E voltemos agora ao art. 163:
Art. 163. Presumem-se fraudatórias dos direitos dos outros credores as garantias de dívidas que o devedor insolvente tiver dado a algum credor. |
Alguém tem um conjunto de bens, e começa a colocá-los em penhora, hipoteca ou anticrese, em prejuízo dos demais. É como se o devedor tivesse “guardado seguramente” seu patrimônio para que não fosse tomado por outros credores. Pode até ser que o credor ao qual foi dada a garantia nem credor fosse, mas um amigo com quem se tenha feito um plano.
Finalmente,
voltamos ao princípio, e damos o conceito de fraude:
manobra técnica para lesar alguém.
É o segundo vício social e, tecnicamente, não figura dentre os vicios negociais presentes no Código Civil.
O que é uma pessoa simulada?

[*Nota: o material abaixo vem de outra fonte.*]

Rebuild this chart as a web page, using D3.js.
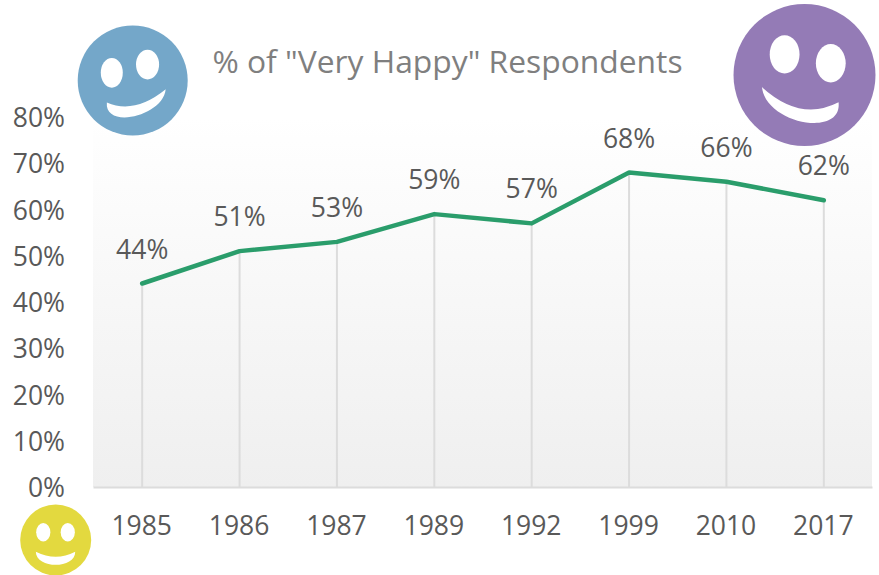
<!DOCTYPE html>
<html>
<head>
<meta charset="utf-8">
<script src="https://d3js.org/d3.v7.min.js"></script>
<style>
html, body { margin: 0; padding: 0; background: #fff; }
svg { display: block; }
text { font-family: "Open Sans", sans-serif; fill: #595959; }
</style>
</head>
<body>
<div id="chart"></div>
<script>
const years = ['1985', '1986', '1987', '1989', '1992', '1999', '2010', '2017'];
const happy = [44, 51, 53, 59, 57, 68, 66, 62];
const yTicks = [0, 10, 20, 30, 40, 50, 60, 70, 80];
const chartTitle = '% of "Very Happy" Respondents';

const width = 879, height = 575;
const plot = { left: 93, right: 872, top: 117, bottom: 487 };
const fontSize = 26.5;

const svg = d3.select('#chart').append('svg')
	.attr('width', width)
	.attr('height', height);

const x = d3.scaleBand().domain(years).range([plot.left, plot.right]);
const y = d3.scaleLinear().domain([0, 80]).range([plot.bottom, plot.top]);
const xMid = d => x(d) + x.bandwidth() / 2 + 0.5;

const grad = svg.append('defs').append('linearGradient')
	.attr('id', 'bg')
	.attr('x1', 0).attr('y1', 0).attr('x2', 0).attr('y2', 1);
grad.append('stop').attr('offset', '0%').attr('stop-color', '#ffffff');
grad.append('stop').attr('offset', '100%').attr('stop-color', '#efefef');

svg.append('rect')
	.attr('x', plot.left)
	.attr('y', plot.top)
	.attr('width', plot.right - plot.left)
	.attr('height', plot.bottom - plot.top)
	.attr('fill', 'url(#bg)');

// drop lines
svg.append('g').selectAll('line')
	.data(years)
	.enter()
	.append('line')
	.attr('x1', xMid)
	.attr('x2', xMid)
	.attr('y1', (d, i) => y(happy[i]))
	.attr('y2', plot.bottom)
	.attr('stroke', '#dcdcdc')
	.attr('stroke-width', 2);

// x axis
const xAxis = svg.append('g')
	.attr('transform', `translate(0,${plot.bottom})`)
	.call(d3.axisBottom(x).tickSize(0).tickPadding(29));
xAxis.select('.domain').attr('stroke', '#dcdcdc').attr('stroke-width', 2);
xAxis.selectAll('text').attr('font-size', fontSize).attr('font-family', null);

// y axis
const yAxis = svg.append('g')
	.attr('transform', `translate(${plot.left},0)`)
	.call(d3.axisLeft(y).tickValues(yTicks).tickSize(0).tickPadding(28).tickFormat(d => d + '%'));
yAxis.select('.domain').remove();
yAxis.selectAll('text').attr('font-size', fontSize).attr('font-family', null).attr('dy', '0.36em');

const lineGen = d3.line()
	.x((d, i) => xMid(years[i]))
	.y(d => y(d));

svg.append('path')
	.datum(happy)
	.attr('d', lineGen)
	.attr('fill', 'none')
	.attr('stroke', '#2a9d6b')
	.attr('stroke-width', 4.5)
	.attr('stroke-linejoin', 'round')
	.attr('stroke-linecap', 'round');

svg.append('g').selectAll('text')
	.data(happy)
	.enter()
	.append('text')
	.attr('x', (d, i) => xMid(years[i]))
	.attr('y', d => y(d) - 25)
	.attr('text-anchor', 'middle')
	.attr('font-size', fontSize)
	.text(d => d + '%');

svg.append('text')
	.attr('x', 447.5)
	.attr('y', 73)
	.attr('text-anchor', 'middle')
	.attr('font-size', 31.8)
	.style('fill', '#7f7f7f')
	.text(chartTitle);

// smiley: eyes are [x, y, rx, ry], mouth is left tip, right tip, bottom, top, all in face radii
function smiley(cx, cy, r, color, eyes, mouth) {
	const g = svg.append('g').attr('transform', `translate(${cx},${cy}) scale(${r})`);
	g.append('circle').attr('r', 1).attr('fill', color);
	eyes.forEach(e => {
		g.append('ellipse')
			.attr('cx', e[0])
			.attr('cy', e[1])
			.attr('rx', e[2])
			.attr('ry', e[3])
			.attr('fill', '#fff');
	});
	const [a, b, low, high] = mouth;
	const mid = [(a[0] + b[0]) / 2, (a[1] + b[1]) / 2];
	const c1 = [2 * high[0] - mid[0], 2 * high[1] - mid[1]];
	// cubic for the lower lip, the bottom of the grin is round and not pointed
	const off = [(low[0] - mid[0]) * 4 / 3, (low[1] - mid[1]) * 4 / 3];
	const c2 = [b[0] + off[0], b[1] + off[1]];
	const c3 = [a[0] + off[0], a[1] + off[1]];
	g.append('path')
		.attr('d', `M${a} Q${c1} ${b} C${c2} ${c3} ${a} Z`)
		.attr('fill', '#fff');
}

smiley(132.7, 80.5, 55, '#74a7c9',
	[[-0.38, -0.14, 0.2, 0.27], [0.27, -0.29, 0.21, 0.27]],
	[[-0.47, 0.4], [0.6, 0.16], [0.03, 0.65], [0.05, 0.45]]);
smiley(804.5, 75, 71, '#947bb6',
	[[-0.28, -0.29, 0.21, 0.27], [0.37, -0.165, 0.21, 0.27]],
	[[-0.6, 0.17], [0.48, 0.385], [-0.02, 0.66], [-0.06, 0.47]]);
smiley(55.7, 540, 35.5, '#e3d93f',
	[[-0.35, -0.22, 0.2, 0.26], [0.34, -0.22, 0.2, 0.26]],
	[[-0.56, 0.33], [0.55, 0.33], [0, 0.7], [0, 0.47]]);
</script>
</body>
</html>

Não é uma pessoa “dissimulada”, como recorrentemente dito; o termo correto é “simulada”. É uma pessoa falsa, que aparenta algo que não é. É idêntico o raciocínio do vício negocial da simulação: um ato falso é praticado. Não veremos simulação devidamente elencada no Código Civil, mas no Art. 167 temos o seguinte:
Art. 167. É nulo o
negócio jurídico simulado, mas subsistirá o que se dissimulou, se
válido for na substância e na forma. § 1o Haverá simulação nos negócios jurídicos quando: I - aparentarem conferir ou transmitir direitos a pessoas diversas daquelas às quais realmente se conferem, ou transmitem; II - contiverem declaração, confissão, condição ou cláusula não verdadeira; III - os instrumentos particulares forem antedatados, ou pós-datados. [...] |
O que diz o artigo para vicios simulados? É nulo o negócio, ou seja, invalidade absoluta. É o único vício negocial que gerará nulidade. Todos os demais vícios negociais gerarão somente a anulabilidade. Haverá simulação dos negócios jurídicos quando:
§ 2º:
§ 2o Ressalvam-se os direitos de terceiros de boa-fé em face dos contraentes do negócio jurídico simulado. |
Como de regra, os terceiros de boa-fé são protegidos.
Diferença entre simulação e dolo: neste, age-se já sabendo quem é a vítima. Na simulação, qualquer um pode ser vítima. Na simulação, dois agentes (declarante e declaratário) se unem para o atingimento de fins escusos, maléficos, ilegais.
Espécies de simulação:
Para terminar, lembrem-se que todos os vícios geram anulabilidade, com exceção da simulação. Coação física gera inexistencia, não nulidade nem anulabilidade. Não pode haver simulação sem má-fé de pelo menos um agente. Normalmente tem-se dois.
Faltam duas aulas apenas!
Questão de prova de hoje: diferenciar estado de perigo de coação (subjetiva).